Reinventing Spring Break

April 4, 2011, 3:02 a.m.

Spring Break: these words bring to mind images of college students soaking up the sun on beaches or resting at home, recovering from a long and tiring winter quarter. Yet for the almost 200 Stanford students who participated in Alternative Spring Break (ASB) this year, the week would be spent learning about and experiencing public service.

ASB is a Stanford program affiliated with the Haas Center for Public Service that allows students to go to various parts of the country on service and service-learning trips. This year’s ASB program had a total of 17 trips with topics ranging from veteran’s health care to education reform in New York to food issues in the Bay Area to the California prison system, all of which exposed students to a variety of social and cultural issues through education as well as hands-on service.

Reinventing Spring Break
The Social Entrepreneurship group, one of 17 groups participating in the Alternative Spring Break program, visited businesses in the Bay Area dedicated to enacting positive social change (Courtesy of Tara Gu).

The Stanford ASB program is part of a national alternative break organization called Break Away. But what makes Stanford’s program so unique is that it is designed to educate and teach students about social issues rather than just send them on service trips.

“Our trips have evolved into more of education immersion experiences versus traditional hands-on service experiences,” said ASB faculty advisor Jon McConnell. “There are still some service components built into the course of the week, but it’s more comprehensive and looks at social issues from a multitude of perspectives.”

The education immersion portion of the trip started before spring break even started. Students started gearing up for ASB with a one-unit informative course during winter quarter, through which they gained an in-depth understanding of their topics.

Having completed the more formal classroom portion of the program, students then headed to locations across the country where they began their service-learning projects. There, they met both with those impacted by the social issues as well as those with the power to help alleviate the problems.

Christian Smith ’12 traveled to New York City to explore the education system, where his ASB group took a hands-on approach to dealing with education reform by visiting several public schools and charter schools. The “Growing Creativity: Education Reform in New York City and Beyond” ASB group partnered with the Institute of Design at Stanford (d.school) to explore bringing design thinking and creativity to the education system.

In addition to working with students, Smith and his fellow Stanford students visited universities where they talked about design thinking in education reform and explored a new way of thinking called constructivist education, which focuses on creativity as a means of education reform.

“This design thinking process fits in with the constructivist education model because you’re harnessing creativity that we believe is fundamentally in every student,” Smith said. “If we can harness that creativity and use it in higher academic settings, then we can get results from students that don’t learn as well from traditional education methods.”

ASB also exposed students to the wealth of opportunities that exist in public service, which for some, such as Namir Shah ’14, helped reshape their career goals.

Shah, who went on a trip that explored women’s health and health policy, described how he was “surprised by how many ways there are to get involved in public policy and health policy than just being an elected politician or a doctor.”
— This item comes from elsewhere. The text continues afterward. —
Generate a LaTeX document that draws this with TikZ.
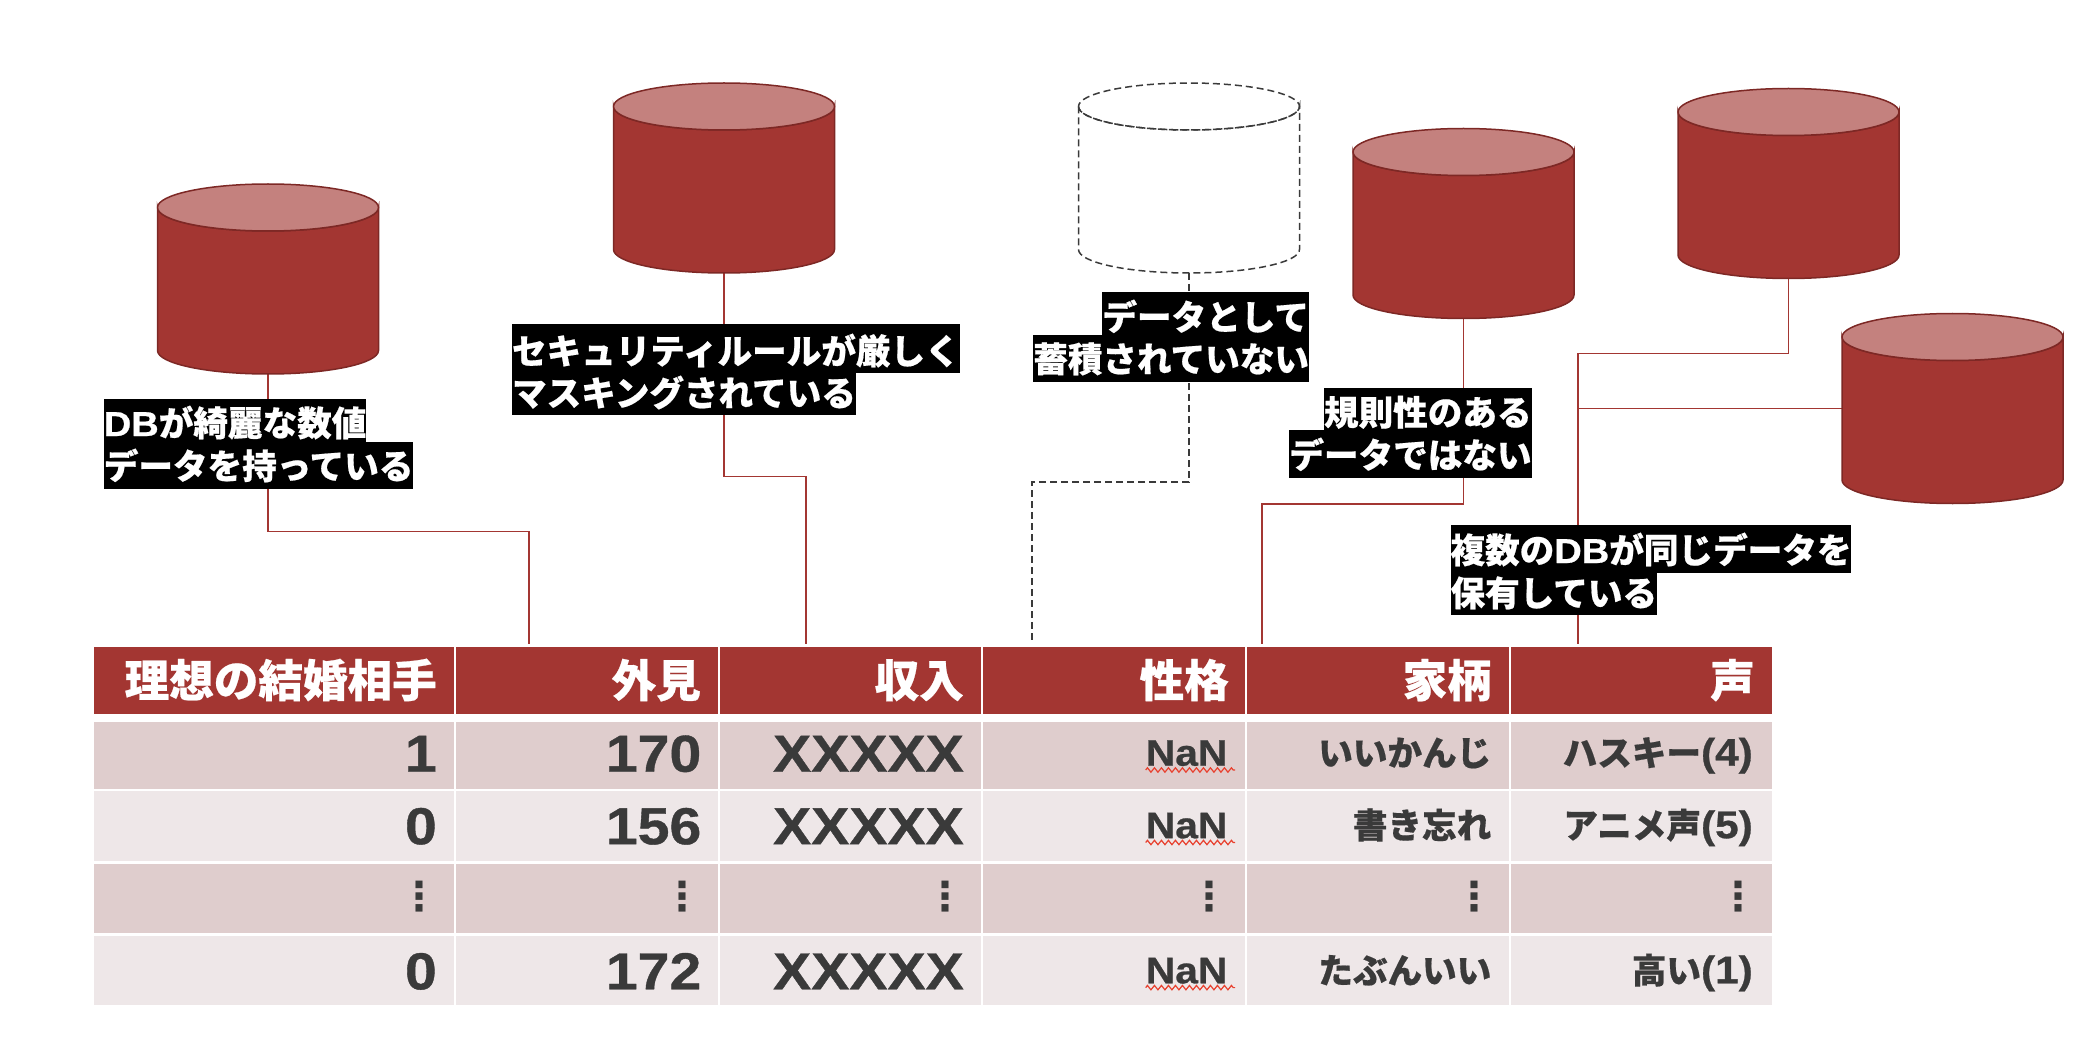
\documentclass[tikz,border=0pt]{standalone}
\usepackage{fontspec}
\setmainfont{Noto Sans CJK JP}[BoldFeatures={FakeBold=0.5}]
\newfontfamily\numfont{Liberation Sans}[FakeStretch=1.1,BoldFeatures={FakeBold=0.7}]
\newfontfamily\dotsfont{DejaVu Sans}
\usetikzlibrary{decorations.pathmorphing}
\definecolor{brick}{HTML}{A33632}
\definecolor{brickline}{HTML}{7D2825}
\definecolor{brickend}{HTML}{C4817E}
\definecolor{rowdark}{HTML}{DFCDCD}
\definecolor{rowlight}{HTML}{EEE7E8}
\definecolor{inkgrey}{HTML}{3A3A3A}
\definecolor{spellred}{HTML}{E8412F}
\tikzset{
  dbframe/.style={rectangle,minimum width=221pt,minimum height=190pt,inner sep=0pt,outer sep=0pt},
  canbody/.style={fill=brick,draw=brickline,line width=1.5pt},
  canend/.style={fill=brickend,draw=brickline,line width=1.5pt},
  canempty/.style={draw=inkgrey,line width=1.5pt,dash pattern=on 7pt off 4pt},
  wire/.style={draw=brick,line width=1.7pt},
  wirenone/.style={draw=inkgrey,line width=1.5pt,dash pattern=on 7pt off 4pt},
  tag/.style 2 args={fill=black,text=white,font=\fontsize{34.6}{40}\selectfont\bfseries,
    inner sep=0pt,outer sep=0pt,text height=#1pt,text depth=#2pt},
  headtxt/.style={anchor=base east,text=white,inner sep=0pt,
    font=\fontsize{44.6}{50}\selectfont\bfseries},
  numtxt/.style={anchor=base east,text=inkgrey,inner sep=0pt,
    font=\fontsize{52}{58}\selectfont\numfont\bfseries},
  nantxt/.style={anchor=base east,text=inkgrey,inner sep=0pt,
    font=\fontsize{37}{42}\selectfont\numfont\bfseries},
  jptxt/.style={anchor=base east,text=inkgrey,inner sep=0pt,
    font=\fontsize{34.6}{40}\selectfont\bfseries},
  dotstxt/.style={text=inkgrey,inner sep=0pt,font=\fontsize{40}{44}\selectfont\dotsfont\bfseries},
  squiggle/.style={draw=spellred,line width=1.2pt,
    decorate,decoration={zigzag,segment length=7pt,amplitude=2.2pt}}
}
% the can drawn over its frame node
\newcommand{\dbcan}[3]{
  \path[#2] ([yshift=-23.5pt]#1.north west) -- ([yshift=23.5pt]#1.south west)
    arc (180:0:110.5 and 23.5) -- ([yshift=-23.5pt]#1.north east)
    arc (0:180:110.5 and 23.5) -- cycle;
  \path[#3] ([yshift=-23.5pt]#1.north west) arc (180:-180:110.5 and 23.5);
}
\newcommand{\latn}[1]{{\numfont #1}}
\newcommand{\latnb}[1]{{\numfont\fontsize{38.5}{42}\selectfont #1}}
\begin{document}
\begin{tikzpicture}[x=1pt,y=-1pt]
  \useasboundingbox (0,0) rectangle (2100,1056);
  % table cells
  \foreach \xa/\xb in {94/454,456/717.5,719.5/981,983/1245.3,1247.3/1509,1511/1772}{
    \fill[brick] (\xa,647.3) rectangle (\xb,714.3);
    \fill[rowdark] (\xa,721.7) rectangle (\xb,789);
    \fill[rowlight] (\xa,791.3) rectangle (\xb,861);
    \fill[rowdark] (\xa,863.7) rectangle (\xb,933);
    \fill[rowlight] (\xa,935.7) rectangle (\xb,1005.3);
  }
  % frames of the cans
  \node[dbframe] (db1) at (268,279) {};
  \node[dbframe] (db2) at (724,178) {};
  \node[dbframe] (db3) at (1189,178) {};
  \node[dbframe] (db4) at (1463.5,223.5) {};
  \node[dbframe] (db5) at (1788.5,183.5) {};
  \node[dbframe] (db6) at (1952.5,408.5) {};
  % where the wires meet
  \coordinate (turn1) at (529,531.6);
  \coordinate (foot1) at (529,644);
  \coordinate (turn2) at (805.8,476.4);
  \coordinate (foot2) at (805.8,644);
  \coordinate (turn3) at (1032,482);
  \coordinate (foot3) at (1032,642);
  \coordinate (turn4) at (1261.7,503.8);
  \coordinate (foot4) at (1261.7,644);
  \coordinate (turn5) at (1577.8,353.5);
  \coordinate (foot5) at (1577.8,644);
  \draw[wire] (db1.south) |- (turn1) -- (foot1);
  \draw[wire] (db2.south) |- (turn2) -- (foot2);
  \draw[wirenone] (db3.south) |- (turn3) -- (foot3);
  \draw[wire] (db4.south) |- (turn4) -- (foot4);
  \draw[wire] (db5.south) |- (turn5) -- (foot5);
  \draw[wire] (db6.west) -- (db6.west -| turn5);
  \dbcan{db1}{canbody}{canend}
  \dbcan{db2}{canbody}{canend}
  \dbcan{db3}{canempty}{canempty}
  \dbcan{db4}{canbody}{canend}
  \dbcan{db5}{canbody}{canend}
  \dbcan{db6}{canbody}{canend}
  % black captions
  \node[tag={37}{6},anchor=north west] (cap1a) at (103.8,399) {\latn{DB}が綺麗な数値};
  \node[tag={37}{10},anchor=north west] (cap1b) at (cap1a.south west) {データを持っている};
  \node[tag={40}{8.5},anchor=north west] (cap2a) at (512,324) {セキュリティルールが厳しく};
  \node[tag={33.5}{8.6},anchor=north west] (cap2b) at (cap2a.south west) {マスキングされている};
  \node[tag={38}{4.6},anchor=north east] (cap3a) at (1309,292) {データとして};
  \node[tag={37.4}{10},anchor=north east] (cap3b) at (cap3a.south east) {蓄積されていない};
  \node[tag={37.8}{4.6},anchor=north east] (cap4a) at (1531.6,387.6) {規則性のある};
  \node[tag={38}{9.7},anchor=north east] (cap4b) at (cap4a.south east) {データではない};
  \node[tag={38}{10},anchor=north west] (cap5a) at (1450.5,525) {複数の\latn{DB}が同じデータを};
  \node[tag={33}{8.5},anchor=north west] (cap5b) at (cap5a.south west) {保有している};
  % table texts
  \foreach \nm/\x/\txt in {a/437/理想の結婚相手,b/701/外見,c/964/収入,d/1229/性格,e/1492/家柄,f/1755/声}
    \node[headtxt] (head\nm) at (\x,697) {\txt};
  \foreach \nm/\y/\va/\vb in {1/771.7/1/170,2/844.2/0/156,4/989.3/0/172}{
    \node[numtxt] (a\nm) at (437,\y) {\va};
    \node[numtxt] (b\nm) at (701.5,\y) {\vb};
    \node[numtxt] (c\nm) at (964,\y) {XXXXX};
  }
  \foreach \nm/\y/\ve/\vf in {1/765.7/いいかんじ/ハスキー\latnb{(4)},2/838.2/書き忘れ/アニメ声\latnb{(5)},4/983.3/たぶんいい/高い\latnb{(1)}}{
    \node[nantxt] (d\nm) at (1227.5,\y) {NaN};
    \node[jptxt] (e\nm) at (1491.5,\y) {\ve};
    \node[jptxt] (f\nm) at (1753,\y) {\vf};
    \draw[squiggle] ([yshift=-4.3pt]d\nm.base west) -- ([xshift=7.5pt,yshift=-4.3pt]d\nm.base east);
  }
  \foreach \nm/\x in {a/419,b/682,c/945,d/1209.7,e/1474,f/1738}
    \node[dotstxt] (dots\nm) at (\x,897) {⋮};
\end{tikzpicture}
\end{document}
Despite the differences in subject matter and location, several themes remain common throughout the ASB trips. First of all, it’s impossible to speak to students about their ASB experience without hearing about the friendships they formed.

Alexandra Rieger ’14, who began the “Social Entrepreneurship in the Bay Area” trip expecting to learn more about the various startups in the Bay Area and possibly make a few contacts, was surprised by how much she bonded with her peers.

“It was absolutely wonderful to begin the journey with really wonderful individuals and leave as close friends over such a short amount of time,” Rieger said.

Another common factor in every group was the hard work and dedication of the trip leaders. Each group had two trip leaders that were recruited during spring quarter of the previous year. These leaders proposed their own topics, participated in training during fall quarter and organized the entire trip.

“What our program does well is that it brings together student leaders from all over campus with very diverse interests and backgrounds to design a very intensive experience around their topic,” said Minh Dan Vuong ’11, executive director of the program. “What unifies all 17 trips is this passion for engaging students and promoting service and service-learning.”

Many students were motivated to become leaders as a result of their own ASB trips or personal experiences related to their topic. Andy Nguyen ‘12, for example, was motivated to lead a trip covering women’s health and health policy this year because of his experience in a human biology class about women’s health as well as an internship that exposed him to state legislative advocacy.

He described the final reflection his group had at the end of the program as one of his favorite moments of the trip.

“I liked finding out what everyone learned on the trip because I’m really passionate about women’s health and health policy, and it was exciting to see how much people had learned over the duration of the directed reading in winter quarter and over the course of the trip,” Nguyen said.

Next year, perhaps students inspired by their recent ASB experiences will continue the cycle, becoming the next set of ASB leaders and encouraging other students to trade in their week-long sunbath in Mexico for new perspectives, a group of close friends and a passion for public service.